1. Sort units into similar groups
• Albino rats
2. Subdivide larger chunks of material into sets of smaller peices
• Mealybug trees
3. Reuse subjects or chunks of material in each of sveral times slots
• Drug study

### Complete Block Desgin, CB[1]

• Experimental units are separated into blocks of similar units
• Then each member of a block is assigned a random treatment
• Complete means that every block x treatment combination is tested

### Inappropriate Insects

Modern zoos try to reproduce natural habitats in their exhibits as much as possible. They try to use appropriate plants, but these plants can be infested with inappropriate insects.
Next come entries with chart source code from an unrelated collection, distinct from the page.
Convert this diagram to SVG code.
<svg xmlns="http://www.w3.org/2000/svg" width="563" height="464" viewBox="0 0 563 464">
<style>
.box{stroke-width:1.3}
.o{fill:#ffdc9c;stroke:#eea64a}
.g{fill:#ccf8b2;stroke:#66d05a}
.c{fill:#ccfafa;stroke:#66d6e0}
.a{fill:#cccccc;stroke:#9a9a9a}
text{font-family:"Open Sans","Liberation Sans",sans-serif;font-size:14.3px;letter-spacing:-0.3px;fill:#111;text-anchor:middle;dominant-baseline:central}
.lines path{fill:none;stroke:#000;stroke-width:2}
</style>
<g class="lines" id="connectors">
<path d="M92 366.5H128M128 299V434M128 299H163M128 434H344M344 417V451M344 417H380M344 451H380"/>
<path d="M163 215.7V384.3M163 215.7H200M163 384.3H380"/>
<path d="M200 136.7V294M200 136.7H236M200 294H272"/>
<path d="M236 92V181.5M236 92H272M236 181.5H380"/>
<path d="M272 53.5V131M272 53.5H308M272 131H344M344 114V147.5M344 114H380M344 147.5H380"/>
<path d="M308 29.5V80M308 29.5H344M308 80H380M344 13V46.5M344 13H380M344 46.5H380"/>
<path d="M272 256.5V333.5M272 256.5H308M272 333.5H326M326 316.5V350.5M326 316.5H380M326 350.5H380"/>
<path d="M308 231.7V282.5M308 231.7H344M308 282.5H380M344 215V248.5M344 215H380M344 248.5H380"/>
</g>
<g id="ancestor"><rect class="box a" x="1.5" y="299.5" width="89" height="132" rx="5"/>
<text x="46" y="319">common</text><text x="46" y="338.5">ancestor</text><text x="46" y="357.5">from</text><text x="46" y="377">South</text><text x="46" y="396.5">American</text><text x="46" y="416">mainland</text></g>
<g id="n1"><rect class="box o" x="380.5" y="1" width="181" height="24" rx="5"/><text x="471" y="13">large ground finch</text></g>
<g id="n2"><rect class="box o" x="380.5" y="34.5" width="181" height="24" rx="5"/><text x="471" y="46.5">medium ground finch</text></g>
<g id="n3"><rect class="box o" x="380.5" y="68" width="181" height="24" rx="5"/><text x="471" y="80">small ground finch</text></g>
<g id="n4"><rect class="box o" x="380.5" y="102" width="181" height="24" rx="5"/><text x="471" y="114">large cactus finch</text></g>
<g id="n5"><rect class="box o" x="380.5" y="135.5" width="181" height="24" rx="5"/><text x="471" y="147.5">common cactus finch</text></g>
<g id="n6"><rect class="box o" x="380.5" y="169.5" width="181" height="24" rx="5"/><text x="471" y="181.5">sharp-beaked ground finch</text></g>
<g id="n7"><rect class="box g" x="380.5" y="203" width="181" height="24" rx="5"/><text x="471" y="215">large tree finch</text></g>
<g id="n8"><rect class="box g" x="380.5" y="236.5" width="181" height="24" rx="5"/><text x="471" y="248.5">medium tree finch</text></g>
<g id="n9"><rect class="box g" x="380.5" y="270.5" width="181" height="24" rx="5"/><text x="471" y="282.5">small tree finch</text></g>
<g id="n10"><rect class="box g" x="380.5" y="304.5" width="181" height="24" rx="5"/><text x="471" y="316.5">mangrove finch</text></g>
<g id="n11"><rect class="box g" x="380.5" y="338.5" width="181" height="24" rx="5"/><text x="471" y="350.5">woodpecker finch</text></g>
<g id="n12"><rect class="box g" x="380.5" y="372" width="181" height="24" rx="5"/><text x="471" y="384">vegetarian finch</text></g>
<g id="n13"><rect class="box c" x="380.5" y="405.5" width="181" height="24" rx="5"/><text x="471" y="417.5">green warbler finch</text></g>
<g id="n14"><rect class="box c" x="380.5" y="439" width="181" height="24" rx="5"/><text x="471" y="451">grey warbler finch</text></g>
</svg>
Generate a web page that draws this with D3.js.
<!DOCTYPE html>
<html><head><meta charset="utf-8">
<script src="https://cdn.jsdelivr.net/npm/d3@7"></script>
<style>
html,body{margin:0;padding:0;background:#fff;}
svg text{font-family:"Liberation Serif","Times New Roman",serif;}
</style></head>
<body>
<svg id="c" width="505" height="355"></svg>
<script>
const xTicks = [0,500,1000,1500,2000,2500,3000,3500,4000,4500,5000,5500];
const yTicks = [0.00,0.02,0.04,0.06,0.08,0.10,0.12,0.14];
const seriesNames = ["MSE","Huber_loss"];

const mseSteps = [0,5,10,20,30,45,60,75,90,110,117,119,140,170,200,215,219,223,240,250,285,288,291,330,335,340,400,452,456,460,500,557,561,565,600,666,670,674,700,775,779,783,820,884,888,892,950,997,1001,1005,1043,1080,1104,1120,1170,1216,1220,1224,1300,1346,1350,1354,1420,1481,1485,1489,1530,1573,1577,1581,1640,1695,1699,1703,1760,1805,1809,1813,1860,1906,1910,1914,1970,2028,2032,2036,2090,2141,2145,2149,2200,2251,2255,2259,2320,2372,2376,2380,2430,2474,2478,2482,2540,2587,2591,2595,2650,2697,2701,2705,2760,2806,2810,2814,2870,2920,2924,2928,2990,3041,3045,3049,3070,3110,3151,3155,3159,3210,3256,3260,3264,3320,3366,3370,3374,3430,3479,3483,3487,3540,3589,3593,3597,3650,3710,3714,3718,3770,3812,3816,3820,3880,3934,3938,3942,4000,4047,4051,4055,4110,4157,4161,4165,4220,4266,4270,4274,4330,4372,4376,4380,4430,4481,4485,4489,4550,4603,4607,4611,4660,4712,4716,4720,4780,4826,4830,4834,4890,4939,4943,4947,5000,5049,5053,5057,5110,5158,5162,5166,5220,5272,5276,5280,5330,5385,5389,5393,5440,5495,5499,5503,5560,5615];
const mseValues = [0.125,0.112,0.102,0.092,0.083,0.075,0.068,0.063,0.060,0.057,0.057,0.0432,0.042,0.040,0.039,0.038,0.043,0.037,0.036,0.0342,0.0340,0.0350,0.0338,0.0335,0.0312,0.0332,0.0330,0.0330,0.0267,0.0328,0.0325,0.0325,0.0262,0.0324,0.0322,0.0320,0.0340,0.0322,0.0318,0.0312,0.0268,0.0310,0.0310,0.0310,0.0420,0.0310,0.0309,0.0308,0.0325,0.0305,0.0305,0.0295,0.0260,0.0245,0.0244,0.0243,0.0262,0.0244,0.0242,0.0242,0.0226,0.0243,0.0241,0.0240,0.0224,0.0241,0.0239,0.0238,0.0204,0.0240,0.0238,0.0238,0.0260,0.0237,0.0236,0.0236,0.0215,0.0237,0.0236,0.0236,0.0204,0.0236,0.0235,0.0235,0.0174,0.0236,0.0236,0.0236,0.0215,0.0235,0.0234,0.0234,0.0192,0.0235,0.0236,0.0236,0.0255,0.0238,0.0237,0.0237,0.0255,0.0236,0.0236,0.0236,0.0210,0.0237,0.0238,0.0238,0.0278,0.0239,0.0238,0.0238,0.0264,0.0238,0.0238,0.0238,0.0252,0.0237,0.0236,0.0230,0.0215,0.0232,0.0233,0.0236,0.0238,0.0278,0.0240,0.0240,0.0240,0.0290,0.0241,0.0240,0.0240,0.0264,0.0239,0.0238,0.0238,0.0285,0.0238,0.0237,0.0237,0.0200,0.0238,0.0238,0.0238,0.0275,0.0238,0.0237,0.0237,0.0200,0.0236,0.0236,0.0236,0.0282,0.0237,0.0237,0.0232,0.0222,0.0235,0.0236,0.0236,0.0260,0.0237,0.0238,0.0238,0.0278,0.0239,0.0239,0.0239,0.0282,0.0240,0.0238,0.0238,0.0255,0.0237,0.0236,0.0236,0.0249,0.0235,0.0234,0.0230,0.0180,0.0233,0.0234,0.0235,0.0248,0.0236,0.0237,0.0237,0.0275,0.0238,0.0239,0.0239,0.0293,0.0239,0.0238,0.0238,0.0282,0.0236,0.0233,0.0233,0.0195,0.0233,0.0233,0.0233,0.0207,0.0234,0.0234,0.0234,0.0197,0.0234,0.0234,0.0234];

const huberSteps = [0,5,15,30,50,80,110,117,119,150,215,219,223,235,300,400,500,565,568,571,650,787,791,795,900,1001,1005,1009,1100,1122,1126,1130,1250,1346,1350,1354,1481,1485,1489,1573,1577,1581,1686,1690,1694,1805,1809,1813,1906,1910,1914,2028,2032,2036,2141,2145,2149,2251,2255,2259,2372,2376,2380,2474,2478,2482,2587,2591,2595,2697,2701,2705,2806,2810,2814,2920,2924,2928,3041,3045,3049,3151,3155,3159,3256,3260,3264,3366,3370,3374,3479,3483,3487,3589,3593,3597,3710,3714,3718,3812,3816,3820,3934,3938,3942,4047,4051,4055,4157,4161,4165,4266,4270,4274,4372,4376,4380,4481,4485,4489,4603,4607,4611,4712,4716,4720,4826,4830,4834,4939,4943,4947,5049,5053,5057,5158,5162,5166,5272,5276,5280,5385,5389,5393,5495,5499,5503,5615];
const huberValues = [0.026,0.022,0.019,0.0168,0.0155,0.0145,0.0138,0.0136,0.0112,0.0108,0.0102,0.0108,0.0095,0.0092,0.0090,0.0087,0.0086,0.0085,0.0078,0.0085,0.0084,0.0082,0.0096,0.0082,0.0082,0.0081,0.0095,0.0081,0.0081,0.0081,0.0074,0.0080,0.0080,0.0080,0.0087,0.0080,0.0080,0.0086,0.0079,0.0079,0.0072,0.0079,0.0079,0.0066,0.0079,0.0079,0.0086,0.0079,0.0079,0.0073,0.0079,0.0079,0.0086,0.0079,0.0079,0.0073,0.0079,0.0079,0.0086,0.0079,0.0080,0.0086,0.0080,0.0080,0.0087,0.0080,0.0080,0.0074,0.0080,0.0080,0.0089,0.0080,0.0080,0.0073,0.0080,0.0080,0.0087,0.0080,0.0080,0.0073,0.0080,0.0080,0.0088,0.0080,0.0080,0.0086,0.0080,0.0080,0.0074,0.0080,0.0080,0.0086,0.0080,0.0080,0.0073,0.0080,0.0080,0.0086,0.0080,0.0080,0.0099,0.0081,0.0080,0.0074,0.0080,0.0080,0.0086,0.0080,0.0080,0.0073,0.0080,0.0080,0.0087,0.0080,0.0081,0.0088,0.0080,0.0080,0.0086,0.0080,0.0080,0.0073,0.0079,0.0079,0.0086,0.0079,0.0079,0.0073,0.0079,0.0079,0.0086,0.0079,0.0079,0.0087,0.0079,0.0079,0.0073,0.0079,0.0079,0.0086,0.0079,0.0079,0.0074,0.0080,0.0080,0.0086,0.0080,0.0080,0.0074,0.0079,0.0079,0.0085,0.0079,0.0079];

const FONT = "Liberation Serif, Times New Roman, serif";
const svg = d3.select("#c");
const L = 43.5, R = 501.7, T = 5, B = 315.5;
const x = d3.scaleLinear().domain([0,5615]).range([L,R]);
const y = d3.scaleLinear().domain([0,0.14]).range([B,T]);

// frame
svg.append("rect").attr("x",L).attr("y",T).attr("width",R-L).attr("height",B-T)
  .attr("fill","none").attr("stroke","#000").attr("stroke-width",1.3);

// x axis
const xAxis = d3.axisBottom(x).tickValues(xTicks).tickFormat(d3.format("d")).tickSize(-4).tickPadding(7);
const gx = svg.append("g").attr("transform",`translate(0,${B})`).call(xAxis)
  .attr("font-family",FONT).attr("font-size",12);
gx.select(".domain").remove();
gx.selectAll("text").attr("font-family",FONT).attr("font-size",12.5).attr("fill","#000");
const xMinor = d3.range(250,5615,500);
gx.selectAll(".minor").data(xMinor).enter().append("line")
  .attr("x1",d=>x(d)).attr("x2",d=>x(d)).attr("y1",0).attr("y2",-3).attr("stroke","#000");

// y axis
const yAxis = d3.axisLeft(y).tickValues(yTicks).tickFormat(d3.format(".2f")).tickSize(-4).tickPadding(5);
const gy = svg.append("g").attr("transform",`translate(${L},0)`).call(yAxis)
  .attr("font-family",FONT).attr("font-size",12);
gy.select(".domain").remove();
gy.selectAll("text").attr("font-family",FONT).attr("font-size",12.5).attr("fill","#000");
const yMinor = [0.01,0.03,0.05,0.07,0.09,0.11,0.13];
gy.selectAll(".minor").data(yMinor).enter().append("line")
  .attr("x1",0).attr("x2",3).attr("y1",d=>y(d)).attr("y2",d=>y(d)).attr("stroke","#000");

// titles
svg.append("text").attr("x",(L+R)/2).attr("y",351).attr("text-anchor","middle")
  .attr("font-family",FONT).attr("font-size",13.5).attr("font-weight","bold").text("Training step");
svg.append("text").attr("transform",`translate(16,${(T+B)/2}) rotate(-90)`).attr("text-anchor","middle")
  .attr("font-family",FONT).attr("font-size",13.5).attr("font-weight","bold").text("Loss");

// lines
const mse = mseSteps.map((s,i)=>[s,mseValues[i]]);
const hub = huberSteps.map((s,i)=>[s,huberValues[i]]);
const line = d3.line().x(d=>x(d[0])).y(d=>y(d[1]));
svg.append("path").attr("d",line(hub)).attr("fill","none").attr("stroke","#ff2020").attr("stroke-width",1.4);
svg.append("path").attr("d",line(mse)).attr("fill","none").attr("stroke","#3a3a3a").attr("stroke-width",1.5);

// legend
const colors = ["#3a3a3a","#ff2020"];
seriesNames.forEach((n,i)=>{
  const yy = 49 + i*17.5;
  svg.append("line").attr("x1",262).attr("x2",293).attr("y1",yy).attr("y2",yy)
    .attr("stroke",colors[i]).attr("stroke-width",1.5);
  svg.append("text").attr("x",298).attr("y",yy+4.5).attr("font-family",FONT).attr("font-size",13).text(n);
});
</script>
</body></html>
Cycads (plants that look vaguely like palms) can be infected with mealybugs, and the zoo wishes to test three treatments: 1) water, 2) horticultural oil, and 3) fungal spores in water. Nine infested cycads are taken to the testing area. Three branches are randomly selected from each tree, and 3 cm by 3 cm patches are marked on each branch. The number of mealybugs on the patch is counted. The three treatments then get randomly assigned to the three branches for each tree. After three days the mealybugs are counted again. The change in number of mealybugs is computed ($$before-after$$).

### Inappropriate Insects

treatment tree1 tree2 tree3 tree4 tree5
oil 4 29 14 14 7
spores -4 29 4 -2 11
water -9 18 10 9 -6

Draw the factor diagram, labeling inside outside factors.